Problem description: Exactly the lines from the line containing "Output the Python" through the line containing "from matplotlib.ticker import" are to be echoed, with both included and pictures left out.

Raw records:
•••
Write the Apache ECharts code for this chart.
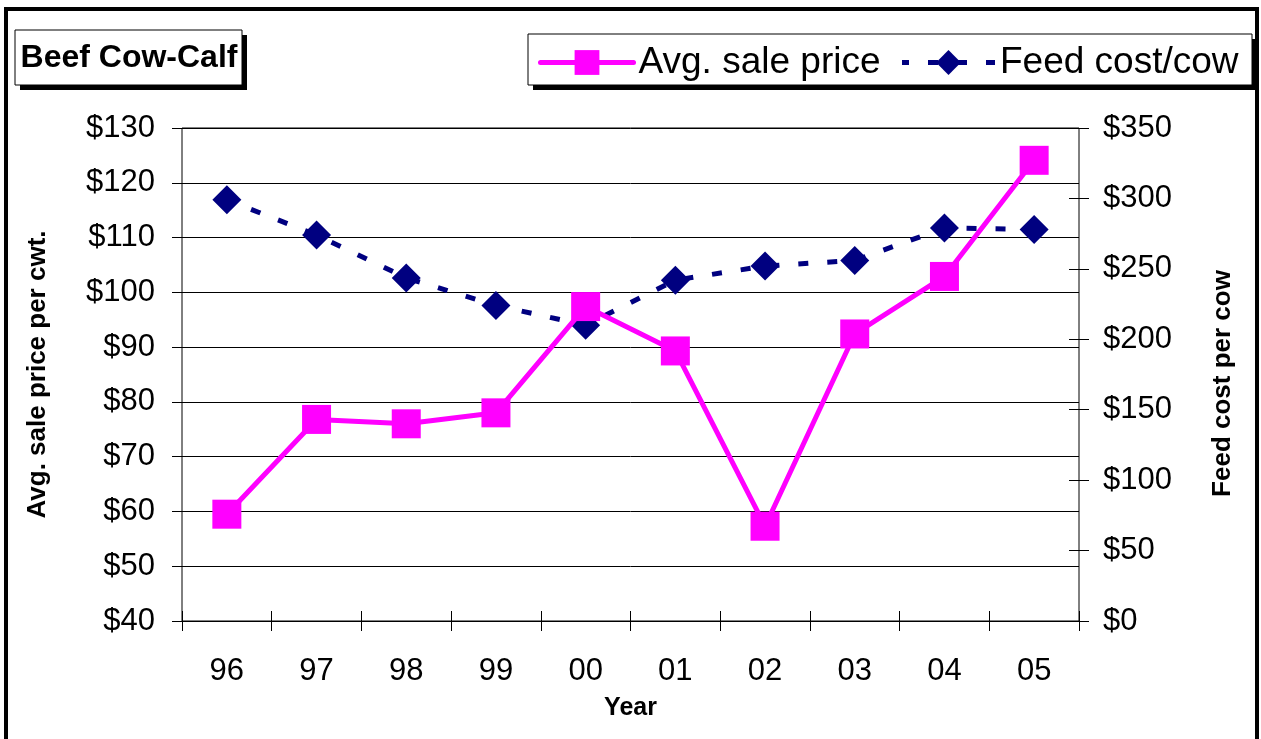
•••
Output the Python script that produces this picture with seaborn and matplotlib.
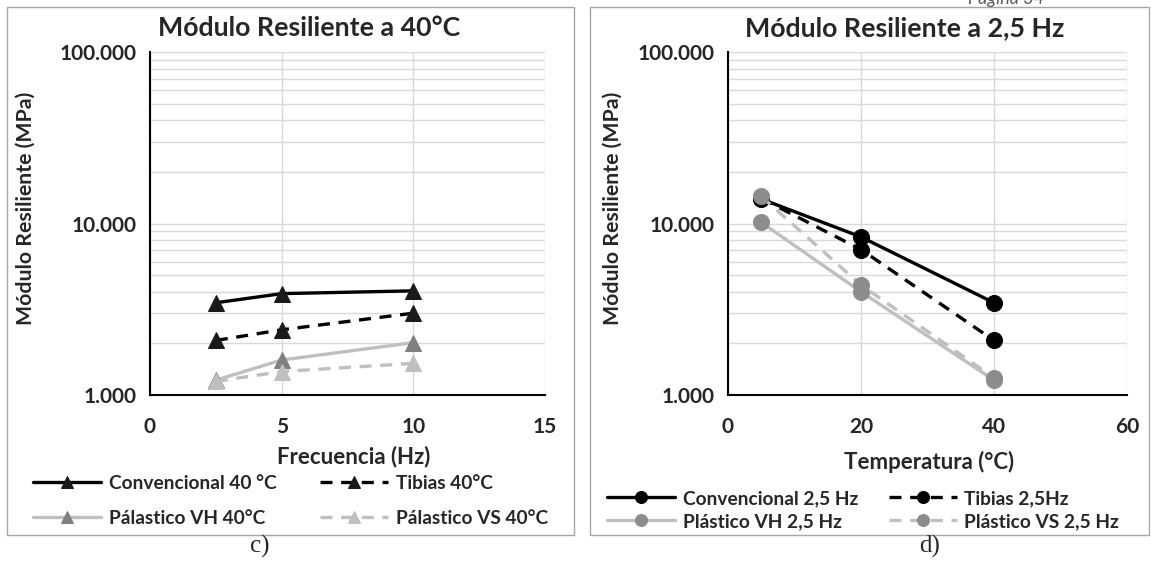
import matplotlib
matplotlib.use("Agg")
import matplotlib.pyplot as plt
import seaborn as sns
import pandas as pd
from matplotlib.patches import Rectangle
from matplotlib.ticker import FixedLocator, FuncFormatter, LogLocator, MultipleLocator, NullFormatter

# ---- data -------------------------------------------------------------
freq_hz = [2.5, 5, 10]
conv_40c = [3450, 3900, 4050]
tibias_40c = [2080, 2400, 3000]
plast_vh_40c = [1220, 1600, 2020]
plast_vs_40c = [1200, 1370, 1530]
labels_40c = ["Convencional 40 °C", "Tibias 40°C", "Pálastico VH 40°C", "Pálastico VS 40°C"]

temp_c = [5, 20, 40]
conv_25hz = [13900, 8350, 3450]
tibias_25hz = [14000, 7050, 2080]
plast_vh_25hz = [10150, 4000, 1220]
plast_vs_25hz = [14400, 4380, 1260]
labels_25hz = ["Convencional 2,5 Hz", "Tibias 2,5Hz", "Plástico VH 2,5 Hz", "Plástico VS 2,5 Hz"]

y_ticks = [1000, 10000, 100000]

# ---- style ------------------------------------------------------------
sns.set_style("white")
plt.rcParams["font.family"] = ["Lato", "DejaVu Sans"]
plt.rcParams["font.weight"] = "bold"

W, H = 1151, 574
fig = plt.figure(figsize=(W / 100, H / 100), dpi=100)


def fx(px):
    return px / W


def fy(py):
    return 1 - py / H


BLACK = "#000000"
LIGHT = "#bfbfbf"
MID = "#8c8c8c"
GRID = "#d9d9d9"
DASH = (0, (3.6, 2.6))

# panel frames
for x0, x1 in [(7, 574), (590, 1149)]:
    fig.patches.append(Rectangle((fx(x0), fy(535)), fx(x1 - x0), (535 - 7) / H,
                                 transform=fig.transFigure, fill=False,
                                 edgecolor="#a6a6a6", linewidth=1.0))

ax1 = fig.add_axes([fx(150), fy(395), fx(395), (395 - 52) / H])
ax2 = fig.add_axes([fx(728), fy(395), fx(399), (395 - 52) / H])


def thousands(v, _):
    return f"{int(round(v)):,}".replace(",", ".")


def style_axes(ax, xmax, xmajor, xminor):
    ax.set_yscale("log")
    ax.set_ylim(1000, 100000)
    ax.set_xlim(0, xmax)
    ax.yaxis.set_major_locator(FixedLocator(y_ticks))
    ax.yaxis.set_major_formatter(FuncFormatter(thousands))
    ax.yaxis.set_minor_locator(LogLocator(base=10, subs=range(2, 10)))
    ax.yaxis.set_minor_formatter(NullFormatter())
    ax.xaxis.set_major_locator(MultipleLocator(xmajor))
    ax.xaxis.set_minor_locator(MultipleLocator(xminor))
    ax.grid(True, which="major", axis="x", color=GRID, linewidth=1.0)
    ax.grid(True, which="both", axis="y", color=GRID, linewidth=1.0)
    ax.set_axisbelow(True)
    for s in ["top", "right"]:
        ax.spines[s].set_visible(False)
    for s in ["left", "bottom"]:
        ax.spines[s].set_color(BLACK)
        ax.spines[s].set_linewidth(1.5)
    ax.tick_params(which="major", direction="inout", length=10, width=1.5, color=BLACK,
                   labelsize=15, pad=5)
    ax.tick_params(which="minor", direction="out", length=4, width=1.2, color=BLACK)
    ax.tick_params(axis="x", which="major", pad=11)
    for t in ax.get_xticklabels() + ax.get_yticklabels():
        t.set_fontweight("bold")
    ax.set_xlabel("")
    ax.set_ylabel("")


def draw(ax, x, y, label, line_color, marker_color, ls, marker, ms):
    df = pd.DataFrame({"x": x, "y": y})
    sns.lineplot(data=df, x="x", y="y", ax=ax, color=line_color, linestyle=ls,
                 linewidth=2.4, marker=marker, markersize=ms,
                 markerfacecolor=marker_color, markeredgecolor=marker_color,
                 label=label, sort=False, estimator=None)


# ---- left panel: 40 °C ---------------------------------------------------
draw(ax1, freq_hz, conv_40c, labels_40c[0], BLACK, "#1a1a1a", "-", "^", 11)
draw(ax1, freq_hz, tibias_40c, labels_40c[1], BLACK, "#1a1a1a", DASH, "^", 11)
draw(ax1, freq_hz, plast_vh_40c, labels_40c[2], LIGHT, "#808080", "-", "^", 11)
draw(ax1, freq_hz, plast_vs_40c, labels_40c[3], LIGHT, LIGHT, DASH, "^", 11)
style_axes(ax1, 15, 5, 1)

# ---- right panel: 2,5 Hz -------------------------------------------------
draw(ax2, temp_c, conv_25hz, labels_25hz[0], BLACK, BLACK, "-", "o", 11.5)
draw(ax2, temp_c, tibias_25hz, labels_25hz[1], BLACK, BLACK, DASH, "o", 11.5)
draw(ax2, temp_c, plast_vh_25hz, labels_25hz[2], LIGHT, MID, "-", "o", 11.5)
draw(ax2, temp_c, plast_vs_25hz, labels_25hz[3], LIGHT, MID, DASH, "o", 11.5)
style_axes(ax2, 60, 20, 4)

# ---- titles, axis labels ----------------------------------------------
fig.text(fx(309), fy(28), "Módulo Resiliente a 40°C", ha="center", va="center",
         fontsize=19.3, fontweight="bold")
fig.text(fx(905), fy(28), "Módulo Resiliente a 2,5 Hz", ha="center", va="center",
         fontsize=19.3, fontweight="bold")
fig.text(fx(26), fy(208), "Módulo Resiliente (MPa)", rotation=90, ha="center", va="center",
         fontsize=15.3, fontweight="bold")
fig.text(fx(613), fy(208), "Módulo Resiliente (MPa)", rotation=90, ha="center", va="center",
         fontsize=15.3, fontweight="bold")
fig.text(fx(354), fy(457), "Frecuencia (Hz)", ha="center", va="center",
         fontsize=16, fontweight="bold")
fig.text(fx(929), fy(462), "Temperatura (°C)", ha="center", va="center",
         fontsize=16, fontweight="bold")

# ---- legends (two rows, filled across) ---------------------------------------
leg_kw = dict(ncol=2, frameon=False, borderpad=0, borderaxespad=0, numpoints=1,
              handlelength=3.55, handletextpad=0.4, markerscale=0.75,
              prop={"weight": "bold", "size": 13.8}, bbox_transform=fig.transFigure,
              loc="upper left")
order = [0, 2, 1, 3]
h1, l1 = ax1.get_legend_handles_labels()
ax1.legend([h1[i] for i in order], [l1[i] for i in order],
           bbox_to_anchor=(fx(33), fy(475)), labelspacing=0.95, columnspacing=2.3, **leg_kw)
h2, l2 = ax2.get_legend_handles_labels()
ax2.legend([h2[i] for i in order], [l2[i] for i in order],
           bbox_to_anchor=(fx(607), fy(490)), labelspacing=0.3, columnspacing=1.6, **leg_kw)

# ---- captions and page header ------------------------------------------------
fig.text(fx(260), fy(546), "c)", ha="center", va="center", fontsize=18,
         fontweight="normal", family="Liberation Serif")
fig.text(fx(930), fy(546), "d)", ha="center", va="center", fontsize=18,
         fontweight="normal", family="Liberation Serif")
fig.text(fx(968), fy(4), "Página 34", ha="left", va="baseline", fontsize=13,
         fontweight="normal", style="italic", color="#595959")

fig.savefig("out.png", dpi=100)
•••
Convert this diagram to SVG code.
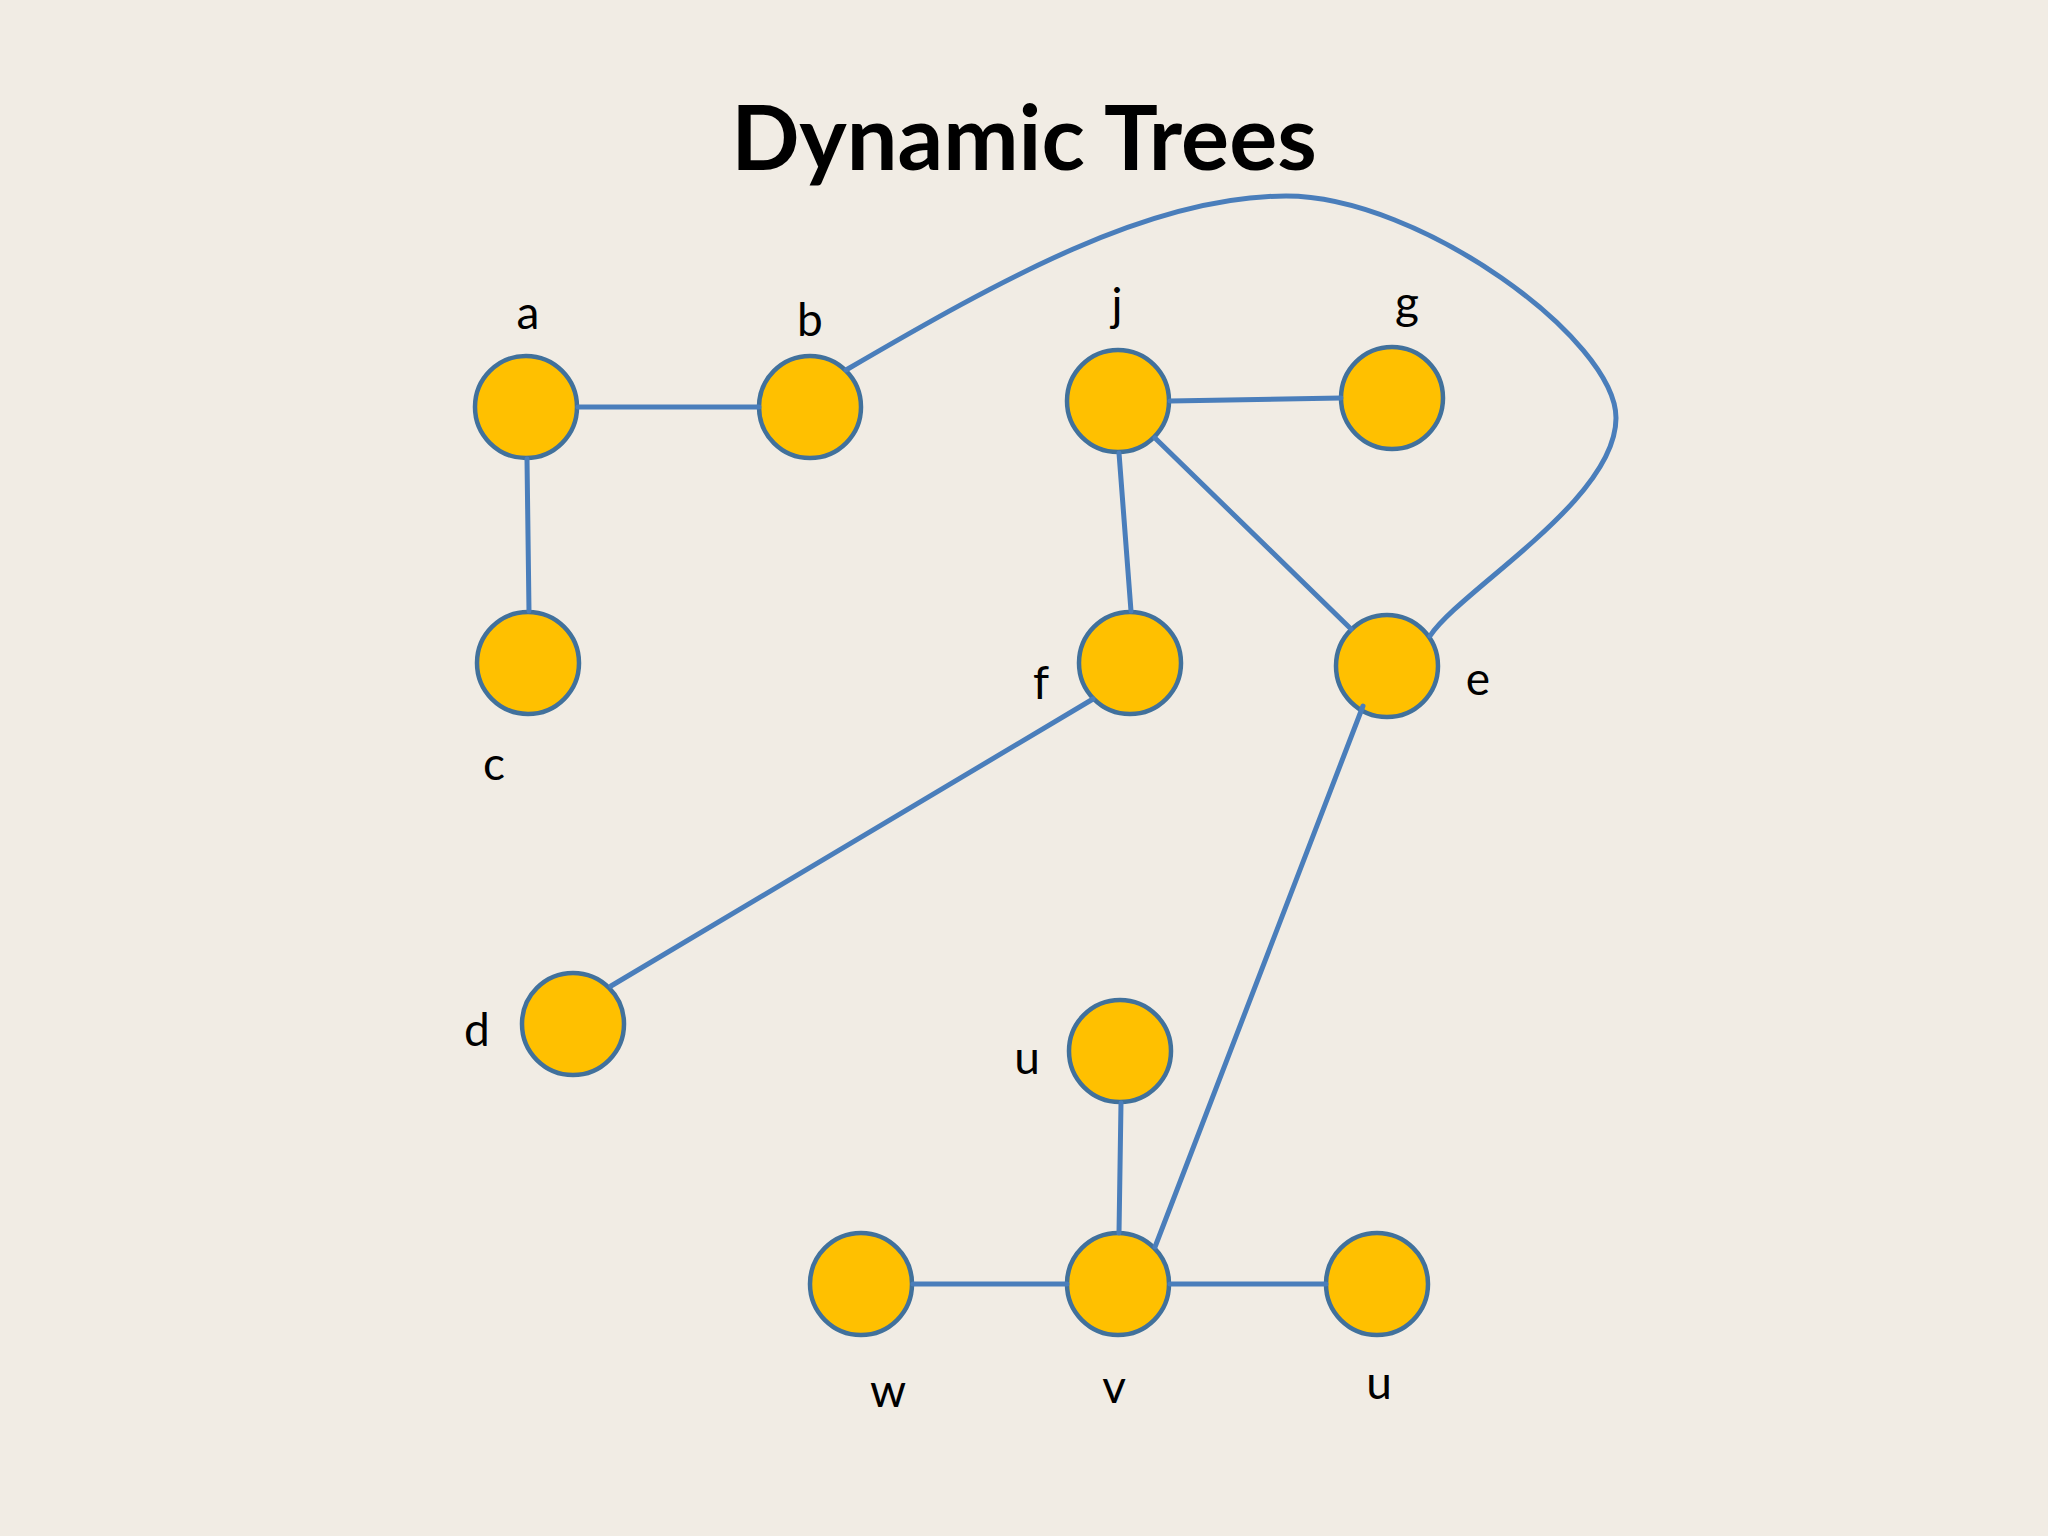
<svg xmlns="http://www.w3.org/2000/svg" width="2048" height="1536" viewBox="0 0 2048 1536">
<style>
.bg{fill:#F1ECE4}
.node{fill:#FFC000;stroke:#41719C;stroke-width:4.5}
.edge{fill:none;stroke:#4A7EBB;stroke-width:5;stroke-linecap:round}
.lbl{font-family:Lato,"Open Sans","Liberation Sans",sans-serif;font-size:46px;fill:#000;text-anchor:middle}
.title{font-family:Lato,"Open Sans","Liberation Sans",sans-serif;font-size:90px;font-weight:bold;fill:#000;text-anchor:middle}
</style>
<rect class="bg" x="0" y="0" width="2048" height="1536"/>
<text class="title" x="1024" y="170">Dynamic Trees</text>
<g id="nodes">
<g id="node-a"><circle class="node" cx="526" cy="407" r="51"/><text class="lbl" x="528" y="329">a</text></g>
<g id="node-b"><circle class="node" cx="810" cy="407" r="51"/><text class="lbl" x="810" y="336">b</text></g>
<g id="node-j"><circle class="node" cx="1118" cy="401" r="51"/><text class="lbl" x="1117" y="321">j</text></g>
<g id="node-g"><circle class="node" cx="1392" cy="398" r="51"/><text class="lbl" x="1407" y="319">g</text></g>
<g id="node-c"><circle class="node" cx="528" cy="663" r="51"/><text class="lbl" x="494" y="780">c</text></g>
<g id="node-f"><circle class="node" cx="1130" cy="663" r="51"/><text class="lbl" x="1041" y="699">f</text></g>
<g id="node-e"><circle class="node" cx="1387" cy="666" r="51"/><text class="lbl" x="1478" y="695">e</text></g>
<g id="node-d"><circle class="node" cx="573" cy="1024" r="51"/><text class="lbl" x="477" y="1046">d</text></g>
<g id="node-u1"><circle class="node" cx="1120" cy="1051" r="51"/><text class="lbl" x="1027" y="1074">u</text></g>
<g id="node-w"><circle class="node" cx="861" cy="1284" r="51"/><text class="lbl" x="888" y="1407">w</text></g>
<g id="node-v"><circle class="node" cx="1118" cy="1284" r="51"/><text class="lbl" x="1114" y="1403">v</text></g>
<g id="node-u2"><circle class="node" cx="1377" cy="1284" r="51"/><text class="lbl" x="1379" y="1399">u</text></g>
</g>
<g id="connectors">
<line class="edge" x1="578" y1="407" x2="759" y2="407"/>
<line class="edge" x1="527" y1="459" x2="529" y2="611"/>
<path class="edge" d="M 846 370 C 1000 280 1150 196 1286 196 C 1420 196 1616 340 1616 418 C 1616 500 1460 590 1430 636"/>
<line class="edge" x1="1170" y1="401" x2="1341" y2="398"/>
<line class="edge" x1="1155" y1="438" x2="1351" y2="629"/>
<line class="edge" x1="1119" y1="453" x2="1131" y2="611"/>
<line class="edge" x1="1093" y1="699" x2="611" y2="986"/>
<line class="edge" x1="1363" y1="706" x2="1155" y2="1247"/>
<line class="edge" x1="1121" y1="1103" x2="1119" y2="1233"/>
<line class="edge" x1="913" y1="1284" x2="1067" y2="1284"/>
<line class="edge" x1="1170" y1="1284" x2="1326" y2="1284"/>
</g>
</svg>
•••
The result:
Output the Python script that produces this picture with seaborn and matplotlib.
import matplotlib
matplotlib.use("Agg")
import matplotlib.pyplot as plt
import seaborn as sns
import pandas as pd
from matplotlib.patches import Rectangle
from matplotlib.ticker import FixedLocator, FuncFormatter, LogLocator, MultipleLocator, NullFormatter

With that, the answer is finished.